# Humax HD FOX + Receiver richtig einstellen/anschließen



## Janny (13. Oktober 2012)

*Humax HD FOX + Receiver richtig einstellen/anschließen*

Hallo Leute,

habe mir heute denn oben genannten Receiver gekauft, da ich jetzt auch HDTV empfangen möchte.

Nun habe ich aber Probleme die Programme zu finden.

Angeschlossen ist das ganze einmal verbunden von Receiver zu TV mit HDMI.

Fernsehen habe ich vorher mit einem Tcom receiver über mein Internet empfangen, kann ich mit dem Humax jetzt auch weiterhin über's Internet Tv empfangen ? 
Habe denn Humax ein bisschen ausprobiert, wenn nur ethernet angeschlossen ist, empfange ich überhaupt keine Prgramme.
Über Kabel, empfange ich ein paar Programme, aber kein RTL, Sat1 usw, sondern nur Bayrisches fernsehen und komische Programme, aber nicht in in HD.

Die fehlermeldung ist folgende:

Ihr Receiver empfängt leider kein oder ein zu schwaches Signal.
Überprüfen Sie bitte, ob Ihr Receiver korrekt an die Satellitenanlage angeschlossen wurde und/oder, ob Ihre Satellitenantenne richtig ausgerichtet ist.
(Hinweis 102)

Es sind 10 kleine Balken zusehen, davon ist 1 grün, also ein sehr schwaches Signal.

Meine Eltern haben aber direkt nebenan ihr Wohnzimmer, da funktionierts einwandfrei ..
Und mit meinem vorherigen Receiver ging's auch einwandfrei.

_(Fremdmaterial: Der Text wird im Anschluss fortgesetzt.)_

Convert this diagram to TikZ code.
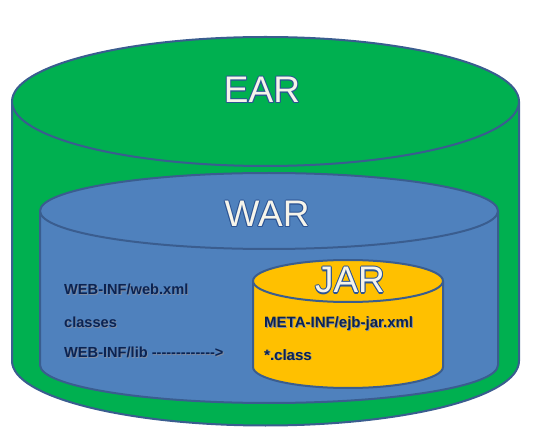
\documentclass[tikz,border=0pt]{standalone}
\usepackage{fontspec}
\setmainfont{Liberation Sans}
\definecolor{earg}{HTML}{00B050}
\definecolor{warb}{HTML}{4F81BD}
\definecolor{jary}{HTML}{FFC000}
\definecolor{edge}{HTML}{3A5D8F}
\definecolor{cream}{HTML}{F6F4EA}
\definecolor{olc}{HTML}{2C5494}
\definecolor{navy}{HTML}{0B2352}
\definecolor{shad}{HTML}{1A2E55}
\newcommand\olt[1]{%
  \setbox0\hbox{#1}%
  \rlap{\color{olc}\kern-1pt\copy0}%
  \rlap{\color{olc}\kern1pt\copy0}%
  \rlap{\color{olc}\raise1pt\copy0}%
  \rlap{\color{olc}\lower1pt\copy0}%
  \rlap{\color{olc}\kern0.7pt\raise0.7pt\copy0}%
  \rlap{\color{olc}\kern-0.7pt\raise0.7pt\copy0}%
  \rlap{\color{olc}\kern0.7pt\lower0.7pt\copy0}%
  \rlap{\color{olc}\kern-0.7pt\lower0.7pt\copy0}%
  {\color{cream}\box0}}
\newcommand\sht[1]{%
  \setbox0\hbox{#1}%
  \rlap{\color{shad!55}\kern0.8pt\lower0.8pt\copy0}%
  {\color{navy}\box0}}
\newcommand\dsh{-\kern0pt}
\tikzset{
  cyl/.style={draw=edge, line width=2pt, line join=round},
  bigtext/.style={inner sep=0pt, anchor=base, font=\fontsize{37}{40}\selectfont},
  smalltext/.style={inner sep=0pt, anchor=base west, font=\fontsize{14.6}{16}\selectfont\bfseries},
  jartext/.style={inner sep=0pt, anchor=base west, font=\fontsize{15}{17}\selectfont\bfseries},
}
\begin{document}
\begin{tikzpicture}[x=1pt,y=1pt]
\useasboundingbox (0,0) rectangle (536,437);
% EAR
\filldraw[cyl, fill=earg] (12,335.5) -- (12,76) arc[start angle=180,end angle=360,x radius=253.5pt,y radius=64.5pt] -- (519,335.5) -- cycle;
\filldraw[cyl, fill=earg] (265.5,335.5) ellipse [x radius=253.5pt, y radius=64.5pt];
% WAR
\filldraw[cyl, fill=warb] (40,226) -- (40,72) arc[start angle=180,end angle=360,x radius=229pt,y radius=38pt] -- (498,226) -- cycle;
\filldraw[cyl, fill=warb] (269,226) ellipse [x radius=229pt, y radius=38pt];
% JAR
\filldraw[cyl, fill=jary] (253,156) -- (253,70) arc[start angle=180,end angle=360,x radius=95pt,y radius=21pt] -- (443,156) -- cycle;
\filldraw[cyl, fill=jary] (348,156) ellipse [x radius=95pt, y radius=21pt];
% titles
\node[bigtext] (ear) at (262,334) {\olt{EAR}};
\node[bigtext] (war) at (267,210) {\olt{WAR}};
\node[bigtext] (jar) at (350,144) {\olt{JAR}};
% texts
\node[smalltext] (webxml) at (64,142) {\sht{WEB-INF/web.xml}};
\node[smalltext] (classes) at (64,109) {\sht{classes}};
\node[smalltext] (weblib) at (64,79) {\sht{WEB-INF/lib \dsh\dsh\dsh\dsh\dsh\dsh\dsh\dsh\dsh\dsh\dsh\dsh\dsh>}};
\node[jartext] (ejbxml) at (264,109) {\sht{META-INF/ejb-jar.xml}};
\node[jartext] (cls) at (264,77) {\sht{*.class}};
\end{tikzpicture}
\end{document}
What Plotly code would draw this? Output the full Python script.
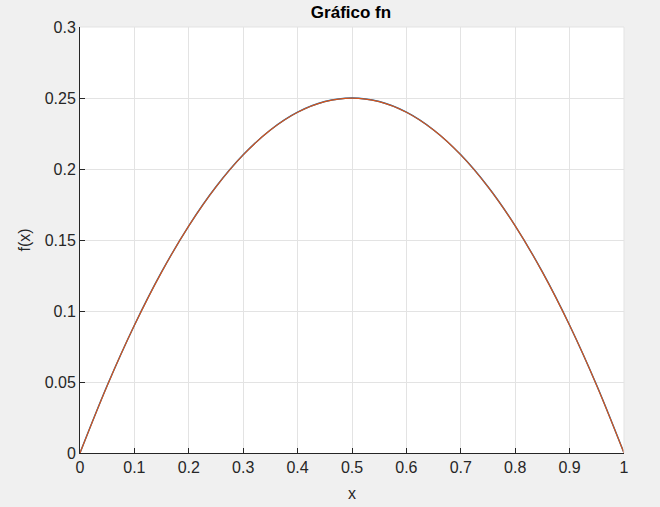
import plotly.graph_objects as go

# Values
x_vals = [0.0, 0.05, 0.1, 0.15, 0.2, 0.25, 0.3, 0.35, 0.4, 0.45, 0.5,
          0.55, 0.6, 0.65, 0.7, 0.75, 0.8, 0.85, 0.9, 0.95, 1.0]
f_exact = [0.0, 0.0475, 0.09, 0.1275, 0.16, 0.1875, 0.21, 0.2275, 0.24, 0.2475, 0.25,
           0.2475, 0.24, 0.2275, 0.21, 0.1875, 0.16, 0.1275, 0.09, 0.0475, 0.0]
f_n = [0.0, 0.0474, 0.0899, 0.1274, 0.1599, 0.1874, 0.2099, 0.2274, 0.2399, 0.2474, 0.2499,
       0.2474, 0.2399, 0.2274, 0.2099, 0.1874, 0.1599, 0.1274, 0.0899, 0.0474, 0.0]

x_ticks = [0, 0.1, 0.2, 0.3, 0.4, 0.5, 0.6, 0.7, 0.8, 0.9, 1]
x_tick_text = ["0", "0.1", "0.2", "0.3", "0.4", "0.5", "0.6", "0.7", "0.8", "0.9", "1"]
y_ticks = [0, 0.05, 0.1, 0.15, 0.2, 0.25, 0.3]
y_tick_text = ["0", "0.05", "0.1", "0.15", "0.2", "0.25", "0.3"]

fig = go.Figure()
fig.add_trace(go.Scatter(x=x_vals, y=f_exact, mode="lines",
                         line=dict(color="#0072BD", width=1.4, shape="spline"),
                         showlegend=False))
fig.add_trace(go.Scatter(x=x_vals, y=f_n, mode="lines",
                         line=dict(color="#D95319", width=1.2, shape="spline"),
                         showlegend=False))

font = "Liberation Sans, Arial, sans-serif"
axis_common = dict(
    showgrid=True, gridcolor="#e3e3e3", gridwidth=1,
    zeroline=False, ticks="inside", ticklen=5, tickcolor="#262626",
    tickfont=dict(family=font, size=16, color="#262626"),
    showline=True, linecolor="#262626", linewidth=1, mirror=False,
    automargin=False,
)
fig.update_xaxes(range=[0, 1], tickvals=x_ticks, ticktext=x_tick_text,
                 title=dict(text="x", font=dict(family=font, size=16, color="#262626"), standoff=12),
                 **axis_common)
fig.update_yaxes(range=[0, 0.3], tickvals=y_ticks, ticktext=y_tick_text,
                 title=dict(text="f(x)", font=dict(family=font, size=16, color="#262626"), standoff=10),
                 **axis_common)

# light frame on the top and right (grid-colored)
fig.add_shape(type="line", xref="paper", yref="paper", x0=0, x1=1, y0=1, y1=1,
              line=dict(color="#e3e3e3", width=1))
fig.add_shape(type="line", xref="paper", yref="paper", x0=1, x1=1, y0=0, y1=1,
              line=dict(color="#e3e3e3", width=1))

fig.update_layout(
    width=660, height=507,
    margin=dict(l=80, r=36, t=27, b=54, autoexpand=False),
    paper_bgcolor="#f0f0f0", plot_bgcolor="#ffffff",
    title=dict(text="<b>Gráfico fn</b>", x=351 / 660, xanchor="center",
               y=1 - 12 / 507, yanchor="middle",
               font=dict(family=font, size=17, color="#000000")),
)

fig.write_html("out.html", config={"displayModeBar": False},
               post_script="document.body.style.margin='0';document.body.style.background='#f0f0f0';")
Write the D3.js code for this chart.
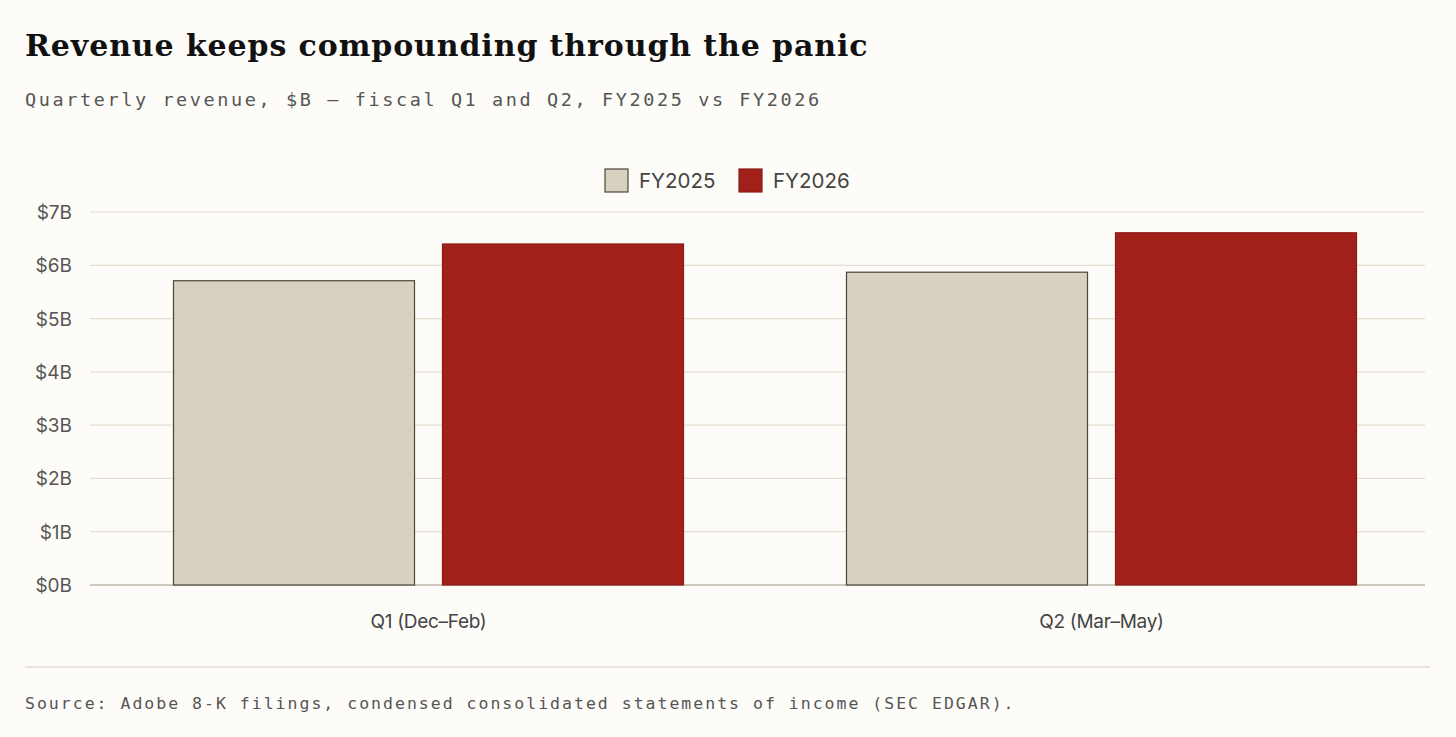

Stehe ein bisschen auf'm Schlauch 

Wäre hilfreich wenn mir einer genau erklären kann wie ich einen HD Receiver anschliesse und einstelle.

Danke schonmal im vorraus !


----------



## danomat (13. Oktober 2012)

Du hast schon ein sat kabel angeschlossen?


----------